Setelah membayar 2000 Shilling atau 25 USD, seorang gadis mengawal saya menuju barisan taksi berwarna kuning yang menunggu dalam antrean.  Sang sopir seorang pria berumur sekitar empat puluhan menyambut  dengan ramah. Sopir taksi itu bahkan berseragam rapi dengan kemeja putih lengan panjang dan berdasi hitam. Setelah  menyebut tujuan ke  Crowne Plaza Nairobi yang terletak di Kawasan  Uphill Nairobi, taksi pun segera meluncur di jalan yang lebar dan mulus menuju pusat kota.

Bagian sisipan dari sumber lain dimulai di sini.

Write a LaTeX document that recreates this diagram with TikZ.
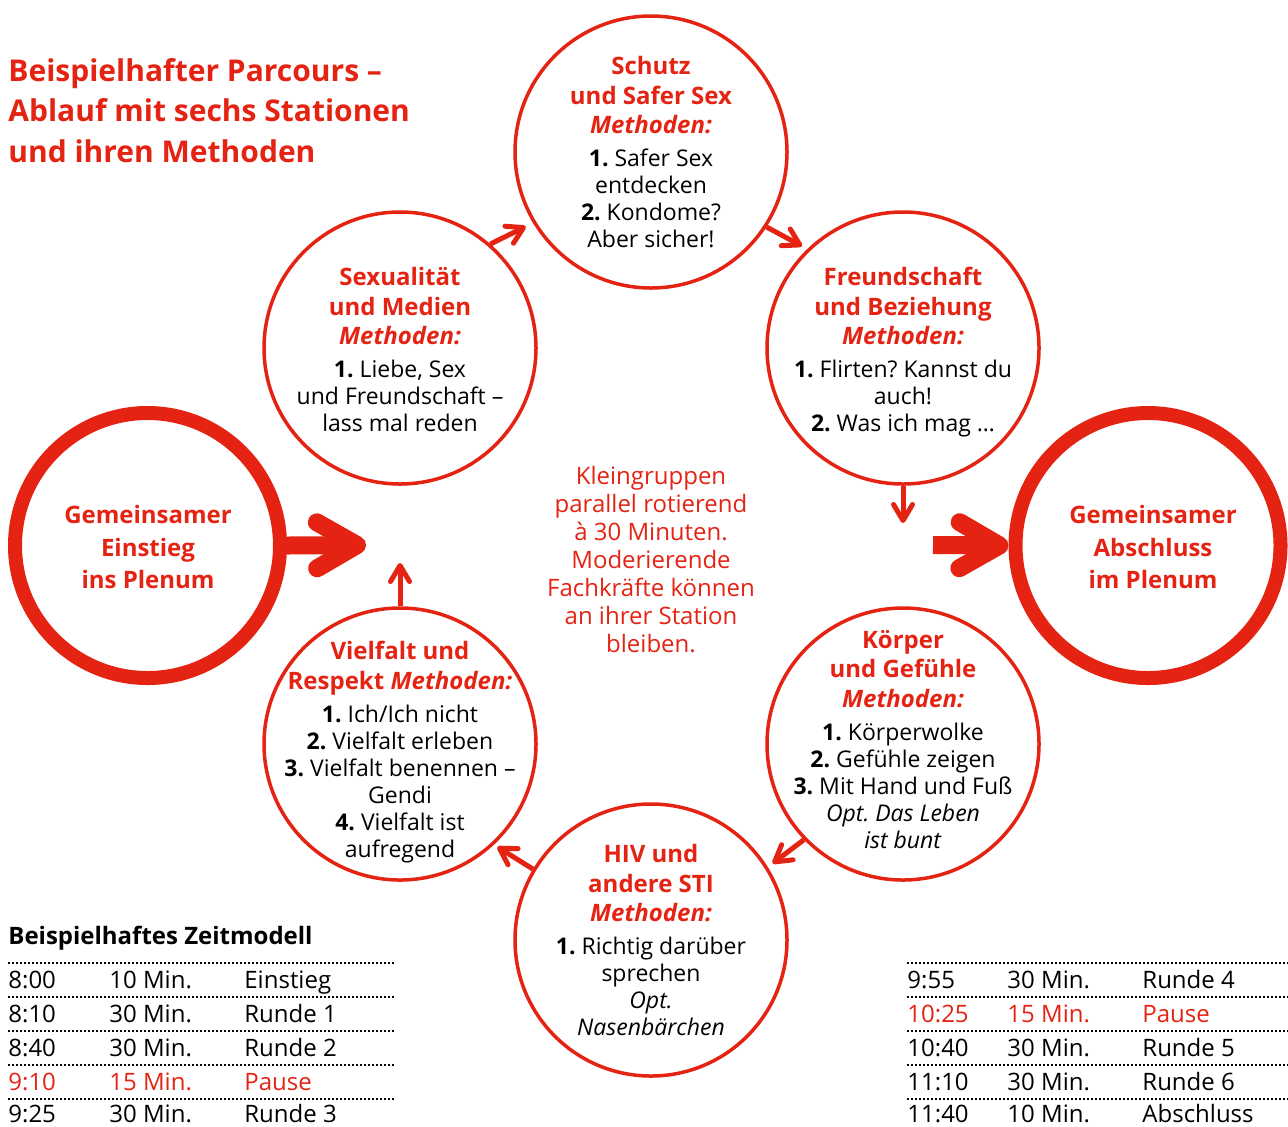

Selamat datang di Nairobi.  Sekilas kota ini mirip dengan kota-kota besar lainnya di dunia, penuh dengan gedung pencakar langit dan juga padatnya lalu lintas. Taksi meluncur ke kawasan hotel yang ternyata terletak sedikit di atas bukit di daerah perkantoran dan juga kedutaan.  Jalan-jalan di dekat hotel kebetulan sedang diperbaiki sehingga kondisinya berdebu dan kurang nyaman. Akhirnya setelah sekitar setengah jam berkendara, saya pun dengan selamat tiba di hotel.

Setelah beristirahat sebentar, saya  menuju ke resepsionis untuk meminta peta  kota dan bertanya tempat mana saja yang bisa dikunjungi di sekitar hotel dengan berjalan kaki. “Anda jangan berjalan kaki di sekitar sini, sangat tidak aman bagi Anda!” demikian saran resepsionis kepada saya.  Kalau Anda ingin pergi ke suatu tempat, saya bisa panggilkan taksi saja.

Kemudian saya sempat keluar dan berjalan di halaman hotel. Suasana tidak terlalu ramai dan memang terasa agak seram untuk berjalan lebih jauh. Akhirnya saya pun kembali ke lobi hotel saja. Dan kemudian menikmati pemandangan kota Nairobi dari jendela kamar saya yang terletak di lantai tiga.

Namun saya masih bisa menghibur diri karena esok akan jalan-jalan juga di kota Nairobi seperi melihat jerapah di tengah kota, termasuk rumah yatim bagi gajah dan museum yang pernah difilmkan dalam Our of Aricra. Biar lag sore dan malam ini beristirahat dulu sejenak menikmati makan malam di hotel.

Akhirnya karena sore itu saya memang tidak punya tujuan yang pasti di Nairobi, saya hanya menghabiskan waktu di hotel sampai malam. Malam pertama saya di Nairobi hanya dihabiskan dengan bersantai dan menikmati suasana Afrika  Timur di hotel. Dengan kata lain, malam pertama  di Kenya,  terasa bagaikan dipenjara di kamar hotel sendiri.